Find every line of the listing below where "this" appears, and copy it.

Records with drawing code
###

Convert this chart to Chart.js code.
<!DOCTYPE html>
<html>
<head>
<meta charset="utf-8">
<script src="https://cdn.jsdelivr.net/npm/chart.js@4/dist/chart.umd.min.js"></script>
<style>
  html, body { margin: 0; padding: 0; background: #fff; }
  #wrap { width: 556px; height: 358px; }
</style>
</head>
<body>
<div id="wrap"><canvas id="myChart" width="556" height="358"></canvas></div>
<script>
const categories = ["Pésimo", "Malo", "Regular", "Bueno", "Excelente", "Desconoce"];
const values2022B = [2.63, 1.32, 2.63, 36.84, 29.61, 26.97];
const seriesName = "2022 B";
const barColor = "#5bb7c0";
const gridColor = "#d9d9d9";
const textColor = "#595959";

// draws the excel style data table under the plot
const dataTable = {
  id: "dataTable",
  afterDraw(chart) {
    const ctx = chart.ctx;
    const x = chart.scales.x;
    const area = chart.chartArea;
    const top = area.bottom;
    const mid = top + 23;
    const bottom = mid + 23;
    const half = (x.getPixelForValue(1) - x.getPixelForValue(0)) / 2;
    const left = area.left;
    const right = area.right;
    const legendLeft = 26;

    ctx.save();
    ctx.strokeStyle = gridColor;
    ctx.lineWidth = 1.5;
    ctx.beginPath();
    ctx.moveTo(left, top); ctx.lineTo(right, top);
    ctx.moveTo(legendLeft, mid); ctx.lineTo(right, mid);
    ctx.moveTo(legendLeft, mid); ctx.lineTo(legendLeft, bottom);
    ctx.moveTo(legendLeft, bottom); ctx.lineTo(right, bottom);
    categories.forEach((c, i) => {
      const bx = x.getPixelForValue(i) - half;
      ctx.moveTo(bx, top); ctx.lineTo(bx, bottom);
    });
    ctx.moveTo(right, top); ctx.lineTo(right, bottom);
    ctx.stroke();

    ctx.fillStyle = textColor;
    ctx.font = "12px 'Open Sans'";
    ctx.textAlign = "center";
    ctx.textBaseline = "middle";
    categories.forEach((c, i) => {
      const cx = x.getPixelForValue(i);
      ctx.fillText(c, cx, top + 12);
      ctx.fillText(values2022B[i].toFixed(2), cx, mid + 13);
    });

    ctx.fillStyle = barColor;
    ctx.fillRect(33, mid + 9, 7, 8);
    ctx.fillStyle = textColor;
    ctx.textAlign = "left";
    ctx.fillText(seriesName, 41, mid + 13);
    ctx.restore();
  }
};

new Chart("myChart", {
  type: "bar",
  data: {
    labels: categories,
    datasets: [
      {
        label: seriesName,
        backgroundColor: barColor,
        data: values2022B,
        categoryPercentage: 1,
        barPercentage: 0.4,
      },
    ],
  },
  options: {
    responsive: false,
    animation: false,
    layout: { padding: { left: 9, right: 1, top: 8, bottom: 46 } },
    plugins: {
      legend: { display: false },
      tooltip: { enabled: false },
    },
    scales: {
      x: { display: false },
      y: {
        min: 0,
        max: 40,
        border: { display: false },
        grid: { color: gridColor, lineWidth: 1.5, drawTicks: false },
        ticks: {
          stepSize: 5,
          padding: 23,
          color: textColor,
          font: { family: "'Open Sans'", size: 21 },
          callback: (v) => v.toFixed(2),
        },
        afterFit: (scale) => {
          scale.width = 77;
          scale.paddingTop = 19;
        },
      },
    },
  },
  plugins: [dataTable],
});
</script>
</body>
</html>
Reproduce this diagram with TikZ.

###

■ CORRECT OUTPUT
Convert this chart to Chart.js code.
Reproduce this diagram with TikZ.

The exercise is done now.